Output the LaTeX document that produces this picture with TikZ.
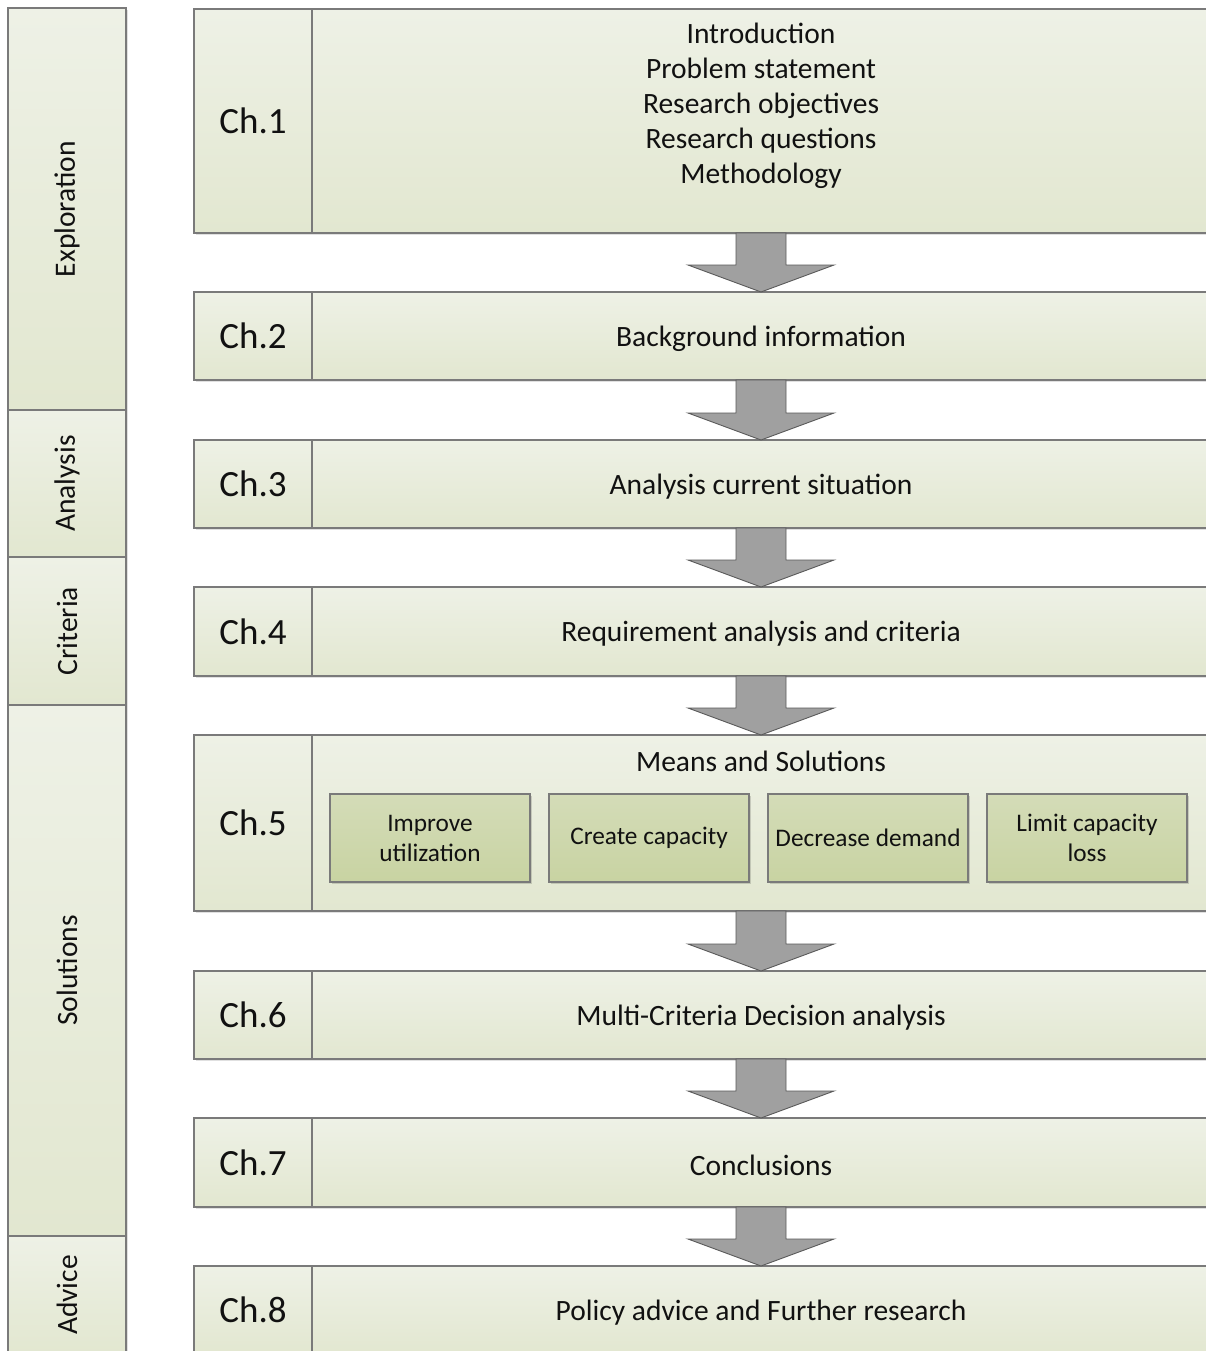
\documentclass[tikz,border=0pt]{standalone}
\usepackage{fontspec}
\setmainfont{Carlito}
\usetikzlibrary{calc,shadows}
\definecolor{bdr}{HTML}{7A7A7A}
\definecolor{ftop}{HTML}{EEF1E6}
\definecolor{fbot}{HTML}{E2E7D0}
\definecolor{itop}{HTML}{D4DCB8}
\definecolor{ibot}{HTML}{C8D3A2}
\definecolor{arrfill}{HTML}{A0A0A0}
\definecolor{arrdraw}{HTML}{5A5A5A}
\definecolor{txt}{HTML}{111111}
\tikzset{
  panel/.style={draw=bdr, line width=1.1pt, top color=ftop, bottom color=fbot,
    inner sep=0pt, outer sep=0pt,
    drop shadow={shadow xshift=1.5pt, shadow yshift=-2pt, opacity=0.12, fill=black}},
  inbox/.style={draw=bdr, line width=1.1pt, top color=itop, bottom color=ibot,
    minimum width=200pt, minimum height=88pt, inner sep=0pt, outer sep=0pt,
    align=center, font=\fontsize{25.3}{30}\selectfont, text=txt,
    drop shadow={shadow xshift=1.5pt, shadow yshift=-1.5pt, opacity=0.15, fill=black}},
  chlabel/.style={font=\fontsize{37}{40}\selectfont, text=txt},
  maintext/.style={font=\fontsize{29.5}{35}\selectfont, text=txt, align=center},
  oneline/.style={maintext, yshift=-2.5pt},
  sidetext/.style={font=\fontsize{29.5}{32}\selectfont, text=txt, rotate=90},
  downarrow/.style={fill=arrfill, draw=arrdraw, line width=0.9pt, line join=miter}
}
\begin{document}
\begin{tikzpicture}[x=1pt,y=-1pt]
\useasboundingbox (0,0) rectangle (1206,1351);
\clip (0,0) rectangle (1206,1351);
\fill[white] (0,0) rectangle (1206,1351);

% ---------- left phase bar ----------
\node[panel, minimum width=118pt, minimum height=402pt] (s1) at (67,209) {};
\node[panel, minimum width=118pt, minimum height=147pt] (s2) at (67,483.5) {};
\node[panel, minimum width=118pt, minimum height=148pt] (s3) at (67,631) {};
\node[panel, minimum width=118pt, minimum height=531pt] (s4) at (67,970.5) {};
\node[panel, minimum width=118pt, minimum height=118pt] (s5) at (67,1295) {};
\node[sidetext] (l1) at (s1) {Exploration};
\node[sidetext] (l2) at (s2) {Analysis};
\node[sidetext] (l3) at (s3) {Criteria};
\node[sidetext] (l4) at (s4) {Solutions};
\node[sidetext] (l5) at (s5) {Advice};

% ---------- chapter rows ----------
% Ch.1
\node[panel, minimum width=118pt, minimum height=224pt] (c1) at (253,121) {};
\node[panel, minimum width=898pt, minimum height=224pt] (t1) at (761,121) {};
\node[chlabel] (c1l) at (c1) {Ch.1};
\node[maintext] (t1l) at (761,105.5) {Introduction\\Problem statement\\Research objectives\\Research questions\\Methodology};
% Ch.2
\node[panel, minimum width=118pt, minimum height=88pt] (c2) at (253,336) {};
\node[panel, minimum width=898pt, minimum height=88pt] (t2) at (761,336) {};
\node[chlabel] (c2l) at (c2) {Ch.2};
\node[oneline] (t2l) at (t2) {Background information};
% Ch.3
\node[panel, minimum width=118pt, minimum height=88pt] (c3) at (253,484) {};
\node[panel, minimum width=898pt, minimum height=88pt] (t3) at (761,484) {};
\node[chlabel] (c3l) at (c3) {Ch.3};
\node[oneline] (t3l) at (t3) {Analysis current situation};
% Ch.4
\node[panel, minimum width=118pt, minimum height=89pt] (c4) at (253,631.5) {};
\node[panel, minimum width=898pt, minimum height=89pt] (t4) at (761,631.5) {};
\node[chlabel] (c4l) at (c4) {Ch.4};
\node[oneline] (t4l) at (t4) {Requirement analysis and criteria};
% Ch.5
\node[panel, minimum width=118pt, minimum height=176pt] (c5) at (253,823) {};
\node[panel, minimum width=898pt, minimum height=176pt] (t5) at (761,823) {};
\node[chlabel] (c5l) at (c5) {Ch.5};
\node[maintext] (t5l) at (761,761) {Means and Solutions};
\node[inbox] (m1) at (430,838) {Improve\\utilization};
\node[inbox] (m2) at (649,838) {Create capacity};
\node[inbox] (m3) at (868,838) {Decrease demand};
\node[inbox] (m4) at (1087,838) {Limit capacity\\loss};
% Ch.6
\node[panel, minimum width=118pt, minimum height=88pt] (c6) at (253,1015) {};
\node[panel, minimum width=898pt, minimum height=88pt] (t6) at (761,1015) {};
\node[chlabel] (c6l) at (c6) {Ch.6};
\node[oneline] (t6l) at (t6) {Multi-Criteria Decision analysis};
% Ch.7
\node[panel, minimum width=118pt, minimum height=89pt] (c7) at (253,1162.5) {};
\node[panel, minimum width=898pt, minimum height=89pt] (t7) at (761,1162.5) {};
\node[chlabel] (c7l) at (c7) {Ch.7};
\node[oneline] (t7l) at (t7) {Conclusions};
% Ch.8
\node[panel, minimum width=118pt, minimum height=88pt] (c8) at (253,1310) {};
\node[panel, minimum width=898pt, minimum height=88pt] (t8) at (761,1310) {};
\node[chlabel] (c8l) at (c8) {Ch.8};
\node[oneline] (t8l) at (t8) {Policy advice and Further research};

% ---------- block arrows ----------
\foreach \a/\b in {t1/t2,t2/t3,t3/t4,t4/t5,t5/t6,t6/t7,t7/t8}{
  \draw[downarrow]
    ($(\a.south)+(-25,0)$) -- ($(\a.south)+(25,0)$) --
    ($(\b.north)+(25,-27)$) -- ($(\b.north)+(73,-27)$) --
    (\b.north) --
    ($(\b.north)+(-73,-27)$) -- ($(\b.north)+(-25,-27)$) -- cycle;
}
\end{tikzpicture}
\end{document}
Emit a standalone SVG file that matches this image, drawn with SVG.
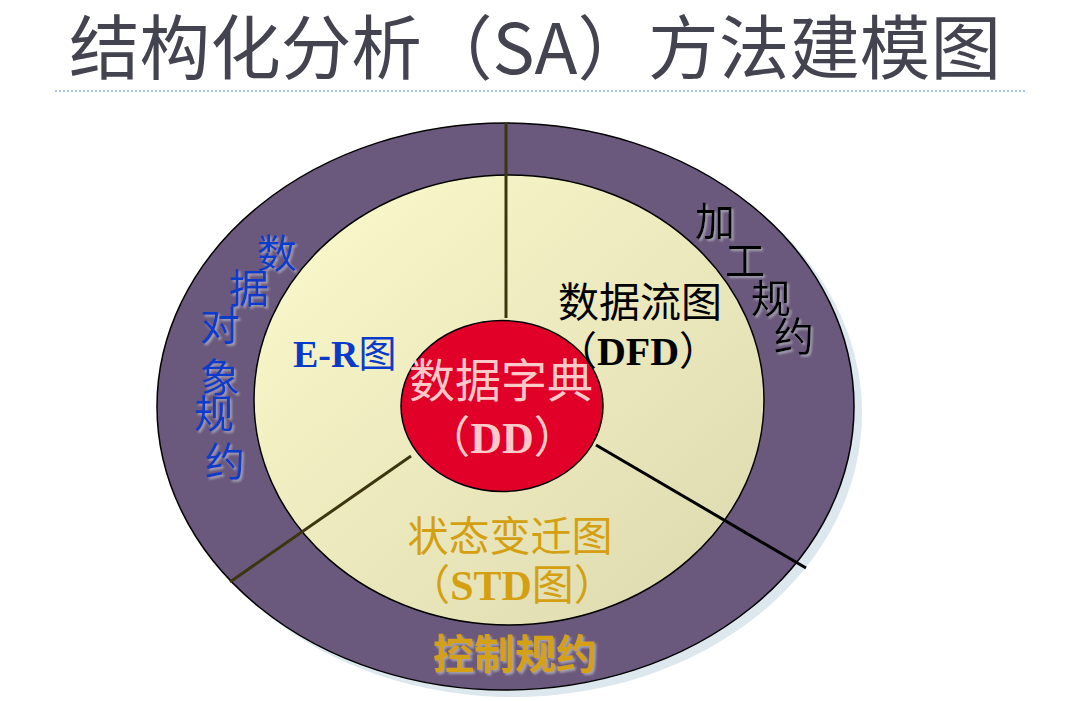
<svg xmlns="http://www.w3.org/2000/svg" width="1076" height="701" viewBox="0 0 1076 701">
  <defs>
    <linearGradient id="yel" x1="0" y1="0" x2="1" y2="1">
      <stop offset="0" stop-color="#fcfbcd"/>
      <stop offset="1" stop-color="#dbd8ad"/>
    </linearGradient>
    <filter id="ts" x="-20%" y="-20%" width="140%" height="140%">
      <feDropShadow dx="2" dy="2" stdDeviation="0.8" flood-color="#a8a8b4" flood-opacity="0.9"/>
    </filter>
  </defs>
  <style>
    .cjk { font-family: "Noto Sans CJK SC", "Noto Sans", sans-serif; }
    .mix { font-family: "Liberation Serif", "Noto Sans CJK SC", serif; }
    .lat { font-family: "Liberation Serif", serif; font-weight: bold; }
    .par { font-family: "Noto Sans CJK SC", sans-serif; font-weight: normal; }
    .blue { fill: #0a3acb; font-size: 40px; filter: url(#ts); }
    .blk { fill: #000000; font-size: 40px; filter: url(#ts); }
    .gold { fill: #d4a012; }
    .ln { stroke-width: 3; fill: none; }
  </style>
  <rect width="1076" height="701" fill="#ffffff"/>

  <g id="title">
    <text class="cjk" x="69" y="74" font-size="70" font-weight="400" fill="#444450" textLength="932" lengthAdjust="spacingAndGlyphs">结构化分析（SA）方法建模图</text>
    <line x1="55" y1="91" x2="1025" y2="91" stroke="#a9c4dc" stroke-width="2" stroke-dasharray="2 2"/>
  </g>

  <g id="outer-ring">
    <ellipse cx="513" cy="413" rx="349" ry="284" fill="#dce8ee"/>
    <ellipse cx="505.5" cy="406.5" rx="348.5" ry="283.5" fill="#6b587d" stroke="#000" stroke-width="1.5"/>
  </g>
  <g id="inner-area">
    <ellipse cx="509" cy="400" rx="255" ry="225" fill="url(#yel)" stroke="#000" stroke-width="1.5"/>
  </g>

  <g id="connectors">
    <line class="ln" x1="506" y1="123" x2="506" y2="318" stroke="#3d3510"/>
    <line class="ln" x1="411" y1="456" x2="230" y2="582" stroke="#3d3510"/>
    <line class="ln" x1="596" y1="445" x2="806" y2="568" stroke="#000000"/>
  </g>

  <g id="dd">
    <ellipse cx="502" cy="406" rx="101" ry="85.5" fill="#e00028" stroke="#000" stroke-width="1.5"/>
    <text class="cjk" x="501" y="397" font-size="46" fill="#ffc9c9" text-anchor="middle">数据字典</text>
    <text class="mix" x="502" y="453" font-size="44" fill="#ffc9c9" text-anchor="middle"><tspan class="par">（</tspan><tspan class="lat">DD</tspan><tspan class="par">）</tspan></text>
  </g>

  <g id="dfd">
    <text class="cjk" x="640" y="317" font-size="41" fill="#000" text-anchor="middle">数据流图</text>
    <text class="mix" x="638" y="365" font-size="40" fill="#000" text-anchor="middle"><tspan class="par">（</tspan><tspan class="lat">DFD</tspan><tspan class="par">）</tspan></text>
  </g>

  <g id="er">
    <text class="mix" x="293" y="367" font-size="38" fill="#0a3acb"><tspan class="lat">E-R</tspan><tspan class="par">图</tspan></text>
  </g>

  <g id="std">
    <text class="cjk gold" x="510" y="551" font-size="41" text-anchor="middle">状态变迁图</text>
    <text class="mix gold" x="512" y="600" font-size="42" text-anchor="middle"><tspan class="par">（</tspan><tspan class="lat">STD</tspan><tspan class="par">图）</tspan></text>
  </g>

  <g id="data-object-spec" class="cjk blue" text-anchor="middle">
    <text x="277" y="268">数</text>
    <text x="249" y="303">据</text>
    <text x="220" y="340">对</text>
    <text x="220" y="392">象</text>
    <text x="214" y="428">规</text>
    <text x="225" y="476">约</text>
  </g>

  <g id="process-spec" class="cjk blk" text-anchor="middle">
    <text x="715" y="236">加</text>
    <text x="745" y="275">工</text>
    <text x="771" y="313">规</text>
    <text x="794" y="351">约</text>
  </g>

  <g id="control-spec">
    <text class="cjk gold" x="515" y="669" font-size="41" font-weight="bold" text-anchor="middle" filter="url(#ts)">控制规约</text>
  </g>
</svg>
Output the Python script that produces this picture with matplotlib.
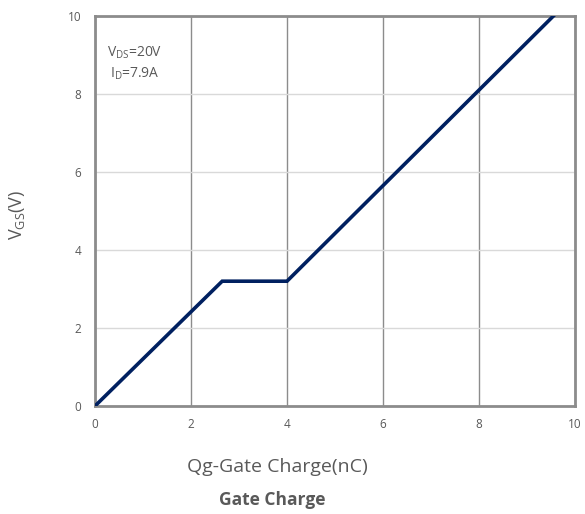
import matplotlib
matplotlib.use("Agg")
import matplotlib.pyplot as plt

# Data
qg_nc = [0, 2.65, 4.0, 9.55]
vgs_v = [0, 3.2, 3.2, 10.0]
x_ticks = [0, 2, 4, 6, 8, 10]
y_ticks = [0, 2, 4, 6, 8, 10]

plt.rcParams['font.family'] = ['Open Sans', 'DejaVu Sans']
plt.rcParams['mathtext.fontset'] = 'custom'
plt.rcParams['mathtext.rm'] = 'Open Sans'
plt.rcParams['mathtext.it'] = 'Open Sans'

txt = '#595959'
fig = plt.figure(figsize=(5.85, 5.14), dpi=100)
ax = fig.add_axes([95/585, 1-406/514, 480/585, 390/514])

ax.plot(qg_nc, vgs_v, color='#002060', lw=2.6, solid_joinstyle='miter', zorder=3)

ax.set_xlim(0, 10)
ax.set_ylim(0, 10)
ax.set_xticks(x_ticks)
ax.set_yticks(y_ticks)
ax.set_xticklabels([str(v) for v in x_ticks])
ax.set_yticklabels([str(v) for v in y_ticks])
ax.tick_params(length=0, labelsize=8.5, colors=txt, pad=9)
ax.tick_params(axis='y', pad=10)

ax.grid(axis='x', color='#8c8c8c', lw=1.0)
ax.grid(axis='y', color='#d9d9d9', lw=1.0)
ax.set_axisbelow(True)
for s in ax.spines.values():
    s.set_color('#8c8c8c')
    s.set_linewidth(2.0)

ax.text(0.83, 9.05, r'V$_{\mathrm{DS}}$=20V', fontsize=10, color=txt, va='center', ha='center')
ax.text(0.83, 8.52, r'I$_{\mathrm{D}}$=7.9A', fontsize=10, color=txt, va='center', ha='center')

fig.text(277/585, 1-467/514, 'Qg-Gate Charge(nC)', fontsize=14, color=txt,
         ha='center', va='center')
fig.text(272/585, 1-500/514, 'Gate Charge', fontsize=12.5, color=txt,
         ha='center', va='center', fontweight='bold')
fig.text(17/585, 1-215/514, r'V$_{\mathrm{GS}}$(V)', fontsize=13, color=txt,
         ha='center', va='center', rotation=90)

fig.savefig('out.png', dpi=100, facecolor='white')
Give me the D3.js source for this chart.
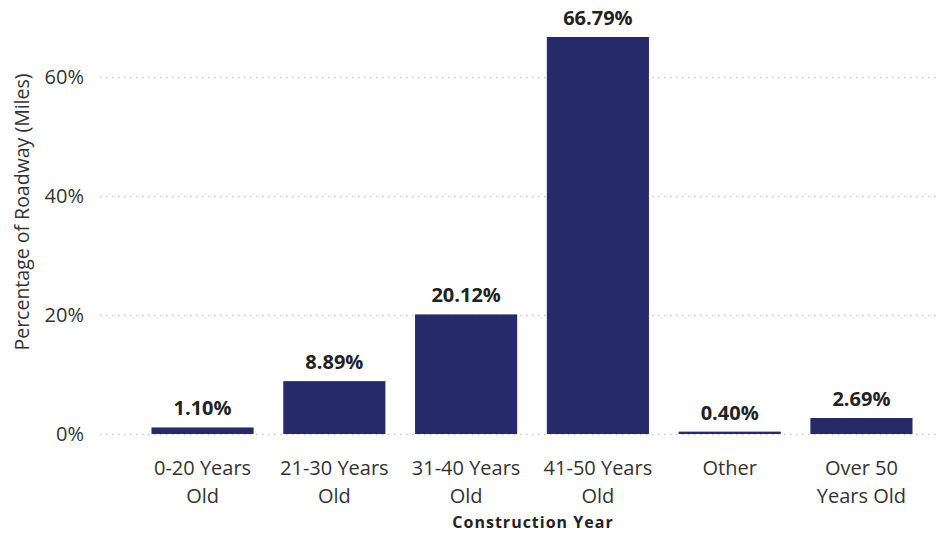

------------------------------------

__Written problem__. Leave the pictures out, and transcribe exactly the lines above starting at the one that contains "Output the Python" and ending at the one that contains "y_ticks = [0, 2, 4, 6, 8, 10]".

__Task result__.
Output the Python script that produces this picture with matplotlib.
import matplotlib
matplotlib.use("Agg")
import matplotlib.pyplot as plt

# Data
qg_nc = [0, 2.65, 4.0, 9.55]
vgs_v = [0, 3.2, 3.2, 10.0]
x_ticks = [0, 2, 4, 6, 8, 10]
y_ticks = [0, 2, 4, 6, 8, 10]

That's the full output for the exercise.